Communicating with Supervisors, Peers, or Subordinates - Providing information to supervisors, co-workers, and subordinates by telephone, in written form, e-mail, or in person.

Interpreting the Meaning of Information for Others - Translating or explaining what information means and how it can be used.

Organizing, Planning, and Prioritizing Work - Developing specific goals and plans to prioritize, organize, and accomplish your work.

Establishing and Maintaining Interpersonal Relationships - Developing constructive and cooperative working relationships with others, and maintaining them over time.

Provide Consultation and Advice to Others - Providing guidance and expert advice to management or other groups on technical, systems-, or process-related topics.

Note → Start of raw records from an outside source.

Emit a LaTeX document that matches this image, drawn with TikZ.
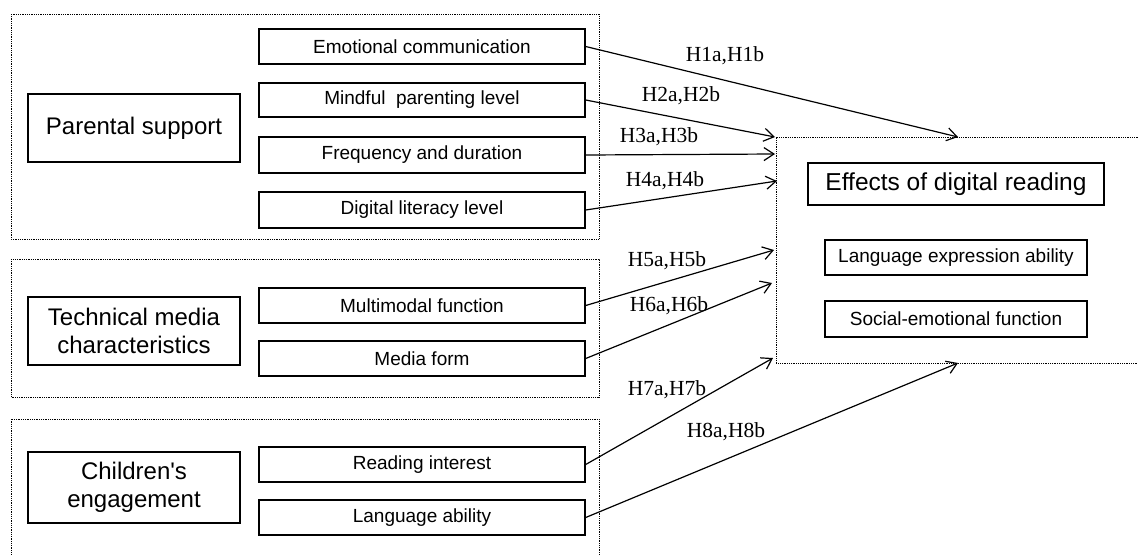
\documentclass[tikz,border=0pt]{standalone}
\usepackage{fontspec}
\setmainfont{Liberation Serif}
\setsansfont{Liberation Sans}[Ligatures=TeXOff]
\usetikzlibrary{arrows.meta}
\begin{document}
\begin{tikzpicture}[x=1pt,y=-1pt,
  grp/.style={line width=0.9pt,dash pattern=on 0.9pt off 0.9pt},
  bigbox/.style={draw,line width=1.4pt,inner sep=0pt,minimum width=212pt,align=center,
    font=\sffamily\fontsize{24}{28}\selectfont},
  subbox/.style={draw,line width=1.4pt,inner sep=0pt,minimum width=326pt,minimum height=35pt,
    font=\sffamily\fontsize{19}{22}\selectfont},
  effbox/.style={draw,line width=1.4pt,inner sep=0pt,minimum width=262pt,minimum height=35pt,
    font=\sffamily\fontsize{19}{22}\selectfont},
  hyp/.style={anchor=base,inner sep=0pt,font=\rmfamily\fontsize{21.5}{24}\selectfont},
  link/.style={line width=1.2pt,-{Straight Barb[length=10pt,width=13pt,line width=1.2pt]}}]
\useasboundingbox (0,0) rectangle (1138,555);
% group frames
\draw[grp] (11,14) rectangle (599,239);
\draw[grp] (11,259) rectangle (599,397);
\draw[grp] (11,560) -- (11,419) -- (599,419) -- (599,560);
\draw[grp] (1140,137) -- (776,137) -- (776,363) -- (1140,363);
% left group boxes
\node[bigbox,minimum height=68pt] (ps) at (134,128) {Parental support};
\node[bigbox,minimum height=68pt] (tm) at (134,331) {Technical media\\characteristics};
\node[bigbox,minimum height=71pt] (ce) at (134,487.5) {Children's\\engagement};
% factor boxes
\node[subbox] (e1) at (422,46.5) {Emotional communication};
\node[subbox,minimum height=34pt] (e2) at (422,100) {Mindful\ \ parenting level};
\node[subbox,minimum height=36pt] (e3) at (422,155) {Frequency and duration};
\node[subbox,minimum height=36pt] (e4) at (422,210) {Digital literacy level};
\node[subbox] (t1) at (422,305.5) {Multimodal function};
\node[subbox] (t2) at (422,358.5) {Media form};
\node[subbox] (c1) at (422,464.5) {Reading interest};
\node[subbox] (c2) at (422,517.5) {Language ability};
% outcome boxes
\node[draw,line width=1.4pt,inner sep=0pt,minimum width=296pt,minimum height=42pt,
  font=\sffamily\fontsize{24.5}{28}\selectfont] (ef) at (956,184) {Effects of digital reading};
\node[effbox] (l1) at (956,257.5) {Language expression ability};
\node[effbox,minimum height=36pt] (l2) at (956,319) {Social-emotional function};
% arrow tips
\coordinate (p1) at (958,137);
\coordinate (p2) at (775,137);
\coordinate (p3) at (775,154);
\coordinate (p4) at (777,181);
\coordinate (p5) at (774,250);
\coordinate (p6) at (772,283);
\coordinate (p7) at (773,358);
\coordinate (p8) at (958,363);
\draw[link] (e1.east) -- (p1);
\draw[link] (e2.east) -- (p2);
\draw[link] (e3.east) -- (p3);
\draw[link] (e4.east) -- (p4);
\draw[link] (t1.east) -- (p5);
\draw[link] (t2.east) -- (p6);
\draw[link] (c1.east) -- (p7);
\draw[link] (c2.east) -- (p8);
% labels
\node[hyp] (h1) at (725,61.5) {H1a,H1b};
\node[hyp] (h2) at (681,101.5) {H2a,H2b};
\node[hyp] (h3) at (659,142) {H3a,H3b};
\node[hyp] (h4) at (665,186.5) {H4a,H4b};
\node[hyp] (h5) at (667,266) {H5a,H5b};
\node[hyp] (h6) at (669,311) {H6a,H6b};
\node[hyp] (h7) at (667,395.5) {H7a,H7b};
\node[hyp] (h8) at (726,437) {H8a,H8b};
\end{tikzpicture}
\end{document}
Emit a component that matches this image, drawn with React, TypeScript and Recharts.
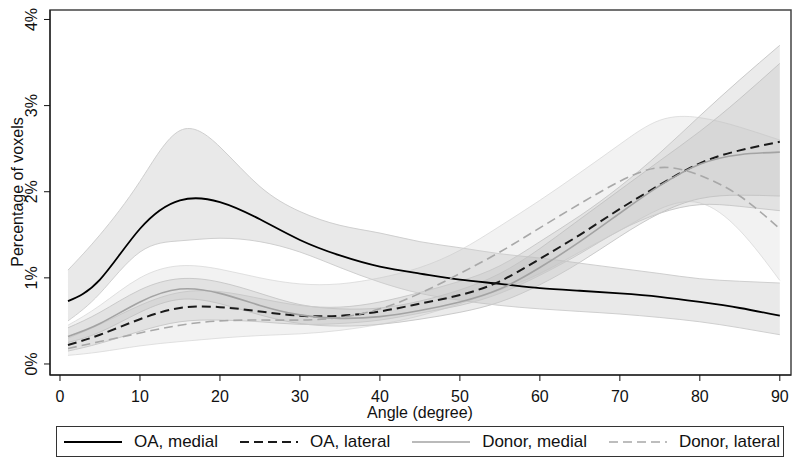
import { ComposedChart, Area, Line, XAxis, YAxis, Legend, ReferenceArea, Label } from 'recharts'

// angle (degree) and percentage of voxels
const angle = [1, 5, 10, 15, 20, 25, 30, 35, 40, 45, 50, 55, 60, 65, 70, 75, 80, 85, 90]

const oaMedial = [0.73, 0.98, 1.57, 1.90, 1.88, 1.68, 1.44, 1.26, 1.13, 1.05, 0.98, 0.93, 0.88, 0.85, 0.82, 0.78, 0.72, 0.65, 0.56]
const oaMedialLo = [0.50, 0.82, 1.30, 1.43, 1.46, 1.42, 1.30, 1.12, 0.95, 0.82, 0.74, 0.68, 0.64, 0.61, 0.58, 0.54, 0.49, 0.42, 0.34]
const oaMedialHi = [1.09, 1.50, 2.12, 2.71, 2.52, 2.06, 1.77, 1.61, 1.52, 1.42, 1.35, 1.28, 1.23, 1.17, 1.11, 1.05, 0.99, 0.96, 0.94]

const oaLateral = [0.22, 0.34, 0.52, 0.65, 0.66, 0.61, 0.56, 0.56, 0.61, 0.70, 0.80, 0.96, 1.22, 1.50, 1.80, 2.08, 2.33, 2.48, 2.58]
const oaLateralLo = [0.15, 0.24, 0.38, 0.49, 0.51, 0.49, 0.46, 0.47, 0.51, 0.59, 0.68, 0.82, 1.03, 1.28, 1.55, 1.75, 1.85, 1.83, 1.78]
const oaLateralHi = [0.30, 0.46, 0.68, 0.83, 0.84, 0.76, 0.68, 0.66, 0.72, 0.83, 0.96, 1.14, 1.42, 1.72, 2.06, 2.45, 2.88, 3.30, 3.70]

const donorMedial = [0.32, 0.47, 0.72, 0.87, 0.82, 0.68, 0.57, 0.53, 0.55, 0.62, 0.72, 0.87, 1.12, 1.42, 1.75, 2.07, 2.32, 2.43, 2.46]
const donorMedialLo = [0.25, 0.37, 0.60, 0.75, 0.70, 0.57, 0.47, 0.44, 0.46, 0.52, 0.60, 0.72, 0.92, 1.18, 1.48, 1.75, 1.92, 1.96, 1.95]
const donorMedialHi = [0.42, 0.60, 0.86, 0.99, 0.95, 0.82, 0.69, 0.64, 0.65, 0.73, 0.86, 1.05, 1.34, 1.68, 2.02, 2.36, 2.70, 3.08, 3.49]

const donorLateral = [0.18, 0.26, 0.36, 0.45, 0.50, 0.51, 0.51, 0.54, 0.64, 0.82, 1.05, 1.30, 1.58, 1.86, 2.12, 2.28, 2.19, 1.95, 1.57]
const donorLateralLo = [0.10, 0.14, 0.21, 0.26, 0.30, 0.33, 0.35, 0.39, 0.46, 0.56, 0.70, 0.86, 1.05, 1.30, 1.55, 1.80, 1.87, 1.55, 0.97]
const donorLateralHi = [0.45, 0.68, 1.00, 1.14, 1.10, 1.00, 0.93, 0.93, 1.00, 1.12, 1.32, 1.60, 1.90, 2.22, 2.55, 2.83, 2.86, 2.75, 2.60]

const xTicks = [0, 10, 20, 30, 40, 50, 60, 70, 80, 90]
const yTicks = [0, 1, 2, 3, 4]
const X_DOMAIN: [number, number] = [-1.25, 91.4]
const Y_DOMAIN: [number, number] = [-0.128, 4.11]

const FONT = '"Liberation Sans", Arial, sans-serif'

const rows = angle.map((a, i) => ({
  angle: a,
  oaMedial: oaMedial[i],
  oaMedialCI: [oaMedialLo[i], oaMedialHi[i]],
  oaLateral: oaLateral[i],
  oaLateralCI: [oaLateralLo[i], oaLateralHi[i]],
  donorMedial: donorMedial[i],
  donorMedialCI: [donorMedialLo[i], donorMedialHi[i]],
  donorLateral: donorLateral[i],
  donorLateralCI: [donorLateralLo[i], donorLateralHi[i]],
}))

const series = [
  { key: 'oaMedial', name: 'OA, medial', color: '#000', width: 1.8, dash: undefined },
  { key: 'oaLateral', name: 'OA, lateral', color: '#1a1a1a', width: 2, dash: '9 5' },
  { key: 'donorMedial', name: 'Donor, medial', color: '#a3a3a3', width: 1.6, dash: undefined },
  { key: 'donorLateral', name: 'Donor, lateral', color: '#a8a8a8', width: 1.6, dash: '9 5' },
]

const YTick = ({ x, y, payload }: any) => (
  <text x={x - 5} y={y} transform={`rotate(-90 ${x - 5} ${y})`} textAnchor="middle"
    fontSize={16} fontFamily={FONT} fill="#111">{`${payload.value}%`}</text>
)

const LegendBox = () => (
  <div style={{
    boxSizing: 'border-box', width: 728, height: 31, border: '1px solid #333',
    display: 'flex', alignItems: 'center', justifyContent: 'space-between',
    padding: '0 3px 0 7px', fontFamily: FONT, fontSize: 17, color: '#111', background: '#fff',
  }}>
    {series.map(s => (
      <div key={s.key} style={{ display: 'flex', alignItems: 'center' }}>
        <svg width={58} height={10}>
          <line x1={0} y1={5} x2={58} y2={5} stroke={s.color} strokeWidth={s.width} strokeDasharray={s.dash} />
        </svg>
        <span style={{ marginLeft: 12, whiteSpace: 'nowrap' }}>{s.name}</span>
      </div>
    ))}
  </div>
)

export default function App() {
  return (
    <div style={{ position: 'absolute', left: 0, top: 0, background: '#fff' }}>
      <ComposedChart width={800} height={471} data={rows} margin={{ top: 10, right: 9, bottom: 25, left: 10 }}>
        <XAxis dataKey="angle" type="number" domain={X_DOMAIN} ticks={xTicks} allowDataOverflow
          height={40} tickSize={6} tickMargin={10} stroke="#111"
          tick={{ fill: '#111', fontSize: 16, fontFamily: FONT }}>
          <Label content={() => (
            <text x={420} y={418} textAnchor="middle" fontSize={16} fontFamily={FONT} fill="#111">Angle (degree)</text>
          )} />
        </XAxis>
        <YAxis type="number" domain={Y_DOMAIN} ticks={yTicks} allowDataOverflow
          width={40} tickSize={6} stroke="#111" tick={<YTick />}>
          <Label content={() => (
            <text x={17} y={192} transform="rotate(-90 17 192)" textAnchor="middle" dominantBaseline="central"
              fontSize={16} fontFamily={FONT} fill="#111">Percentage of voxels</text>
          )} />
        </YAxis>

        <Area dataKey="donorLateralCI" type="natural" fill="#d4d4d4" fillOpacity={0.3} stroke="#dadada" strokeOpacity={0.8} strokeWidth={1} isAnimationActive={false} legendType="none" />
        <Area dataKey="oaMedialCI" type="natural" fill="#c4c4c4" fillOpacity={0.38} stroke="#cfcfcf" strokeWidth={1} isAnimationActive={false} legendType="none" />
        <Area dataKey="donorMedialCI" type="natural" fill="#bdbdbd" fillOpacity={0.3} stroke="#cacaca" strokeWidth={1} isAnimationActive={false} legendType="none" />
        <Area dataKey="oaLateralCI" type="natural" fill="#bdbdbd" fillOpacity={0.3} stroke="#cacaca" strokeWidth={1} isAnimationActive={false} legendType="none" />

        {series.map(s => (
          <Line key={s.key} dataKey={s.key} name={s.name} type="natural" stroke={s.color}
            strokeWidth={s.width} strokeDasharray={s.dash} dot={false} activeDot={false} isAnimationActive={false} />
        ))}

        <ReferenceArea x1={X_DOMAIN[0]} x2={X_DOMAIN[1]} y1={Y_DOMAIN[0]} y2={Y_DOMAIN[1]}
          fill="none" stroke="#444" strokeWidth={1.5} ifOverflow="visible" />

        <Legend content={<LegendBox />} wrapperStyle={{ position: 'absolute', left: 56, top: 426, width: 728, bottom: 'auto' }} />
      </ComposedChart>
    </div>
  )
}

Evaluating Information to Determine Compliance with Standards - Using relevant information and individual judgment to determine whether events or processes comply with laws, regulations, or standards.

Developing Objectives and Strategies - Establishing long-range objectives and specifying the strategies and actions to achieve them.

Developing and Building Teams - Encouraging and building mutual trust, respect, and cooperation among team members.

Scheduling Work and Activities - Scheduling events, programs, and activities, as well as the work of others.

Documenting/Recording Information - Entering, transcribing, recording, storing, or maintaining information in written or electronic/magnetic form.

Training and Teaching Others - Identifying the educational needs of others, developing formal educational or training programs or classes, and teaching or instructing others.

Estimating the Quantifiable Characteristics of Products, Events, or Information - Estimating sizes, distances, and quantities; or determining time, costs, resources, or materials needed to perform a work activity.

Monitor Processes, Materials, or Surroundings - Monitoring and reviewing information from materials, events, or the environment, to detect or assess problems.

Judging the Qualities of Things, Services, or People - Assessing the value, importance, or quality of things or people.

Coordinating the Work and Activities of Others - Getting members of a group to work together to accomplish tasks.

Coaching and Developing Others - Identifying the developmental needs of others and coaching, mentoring, or otherwise helping others to improve their knowledge or skills.

Communicating with Persons Outside Organization - Communicating with people outside the organization, representing the organization to customers, the public, government, and other external sources. This information can be exchanged in person, in writing, or by telephone or e-mail.

Resolving Conflicts and Negotiating with Others - Handling complaints, settling disputes, and resolving grievances and conflicts, or otherwise negotiating with others.

Performing Administrative Activities - Performing day-to-day administrative tasks such as maintaining information files and processing paperwork.

Guiding, Directing, and Motivating Subordinates - Providing guidance and direction to subordinates, including setting performance standards and monitoring performance.